EL FRACASO DE UNA FUERZA DE ORDEN PÚBLICO DE TIEMPOS DE CISNEROS, LAS GENTES DE ORDENANZA. Por Víctor Manuel Galán Tendero.
A la muerte de don Fernando el Católico el 23 de enero de 1516 la autoridad de la monarquía peligró en Castilla, y el cardenal Cisneros fue el encargado de preservarla hasta la llegada del joven Carlos I desde los Países Bajos. En aquel tiempo se hizo más que evidente el descontento entre amplios grupos de la sociedad castellana, lo que conduciría al gran levantamiento de las Comunidades, como muy bien ha explicado el gran historiador Joseph Pérez.
Los grandes magnates llevaban a mal el predominio real, y las villas y ciudades manifestaron su cansancio con las nuevas exigencias tributarias y militares de una monarquía cada vez más autoritaria. Cisneros tuvo que encararse con su creciente desafío.
Tomó la idea del comendador abulense Gil Rengifo, con experiencia militar en las campañas de Italia y Navarra, de poner en pie una fuerza permanente y de intervención rápida a favor del poder regio, emancipándose de la servidumbre de las mesnadas nobiliarias y de las huestes concejiles en caso de alarma. Se inspiró en las Compañías establecidas en 1445 por el rey francés Carlos VII, que tan útiles le resultaron en sus disputas políticas.
La medida se justificó como un retorno a la tradición de fortaleza real abandonada por el impotente Enrique IV, que arruinó la guardia de 2.000 jinetes con los que se mantenía el respeto a la ley y el orden en Castilla. Una idealización que no se correspondía mucho con la agitada realidad de los siglos bajomedievales castellanos.

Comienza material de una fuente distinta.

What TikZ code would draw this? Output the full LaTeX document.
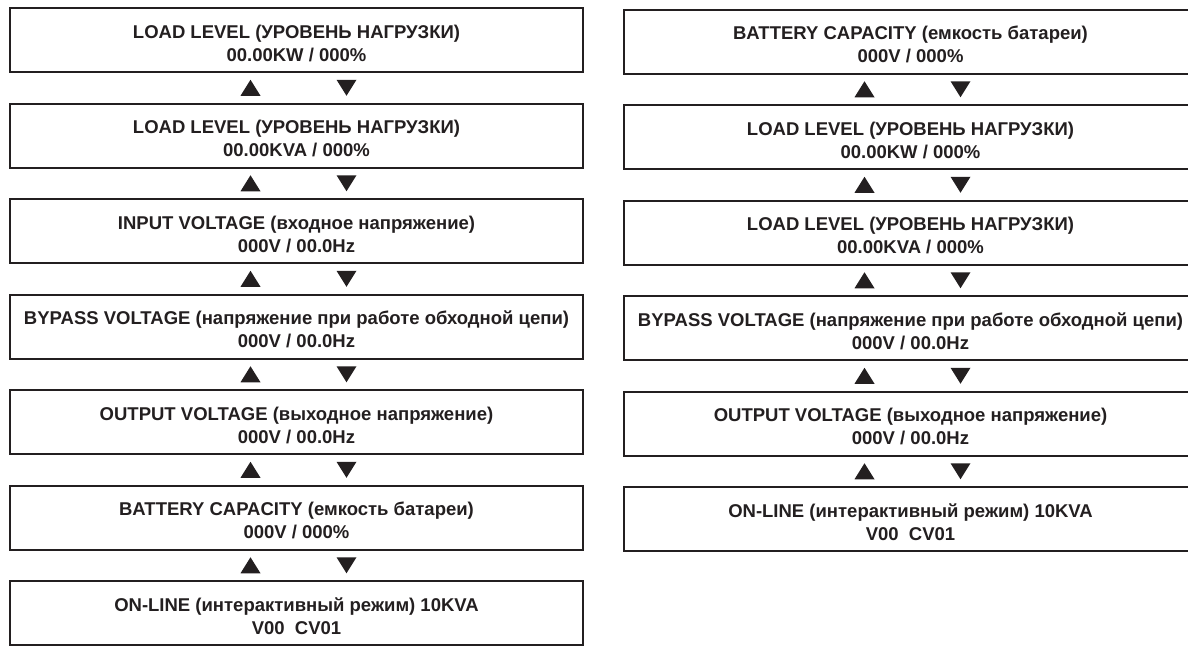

La fuerza era de todos modos necesaria. En marzo de 1516 el voraz comportamiento tributario de don Fadrique Enríquez de Cabrera en materia comercial había llevado a un serio levantamiento en la gran ciudad de Málaga, que no se logró aquietar hasta octubre del mismo año combinando fuerza y negociación. En otros puntos de Castilla también prendían las llamas del enfrentamiento.
En junio de 1516 el cardenal regente ya tenía a punto su proyecto, el de las gentes de ordenanza, un verdadero ejército de 30.000 honrados cabezas de familia, que jurarían defender a los débiles y acatar los deberes cristianos. Los vagabundos y los ladrones nunca serían aceptados en sus filas. Cada localidad debería de reclutar un contingente de voluntarios en proporción a su vecindario: Segovia, 2.000; Toledo, 3.500; etc. En caso de no encontrarse suficientes voluntarios se debería completar con forzados.
Las gentes gozarían de exenciones y privilegios fiscales que los asimilarían con los hidalgos. Si tuvieran que salir en campaña, gozarían de un socorro de treinta maravedíes diarios. Los municipios se encargarían de comprar y repartirles las armas. No se concentrarían en un solo cuartel general, sino en varias plazas estratégicas castellanas.
Se enviaron diferentes capitanes para alzar semejante fuerza de choque, cuya labor debería de ser auxiliada por los corregidores, guardianes del orden real en la esfera local. Al Sur del Guadarrama no encontraron grandes obstáculos, pero otra cosa fue lo que aconteció al Norte. En la Vieja Castilla y en León las tensiones sociales se encontraban a flor de piel, como se pudo comprobar en tierras riojanas y salmantinas. En las ciudades se temió que la extensión de las exenciones fiscales convirtiera la carga tributaria en insufrible. Los grandes nobles temieron una fuerza que pusiera coto a sus desafueros, y azuzaron la resistencia.
En Valladolid adquirió una relevancia especial, pues la urbe era ni más ni menos que la sede de la Real Chancillería, el gran tribunal de la justicia real en la mitad septentrional de Castilla. Hubo negociaciones y amenazas más o menos veladas. Prudentemente, Cisneros no se atrevió a violentar una situación que podía degenerar en una rebelión general. Los díscolos acudieron al círculo del joven Carlos en los Países Bajos ante el regente. La división entre sus seguidores y los del rey venidero los favoreció grandemente. En febrero de 1517 el proyecto de las gentes de ordenanza se encontraba desestimado. El autoritarismo de la monarquía había cedido ante la presión de las circunstancias, en vísperas del gran estallido comunero.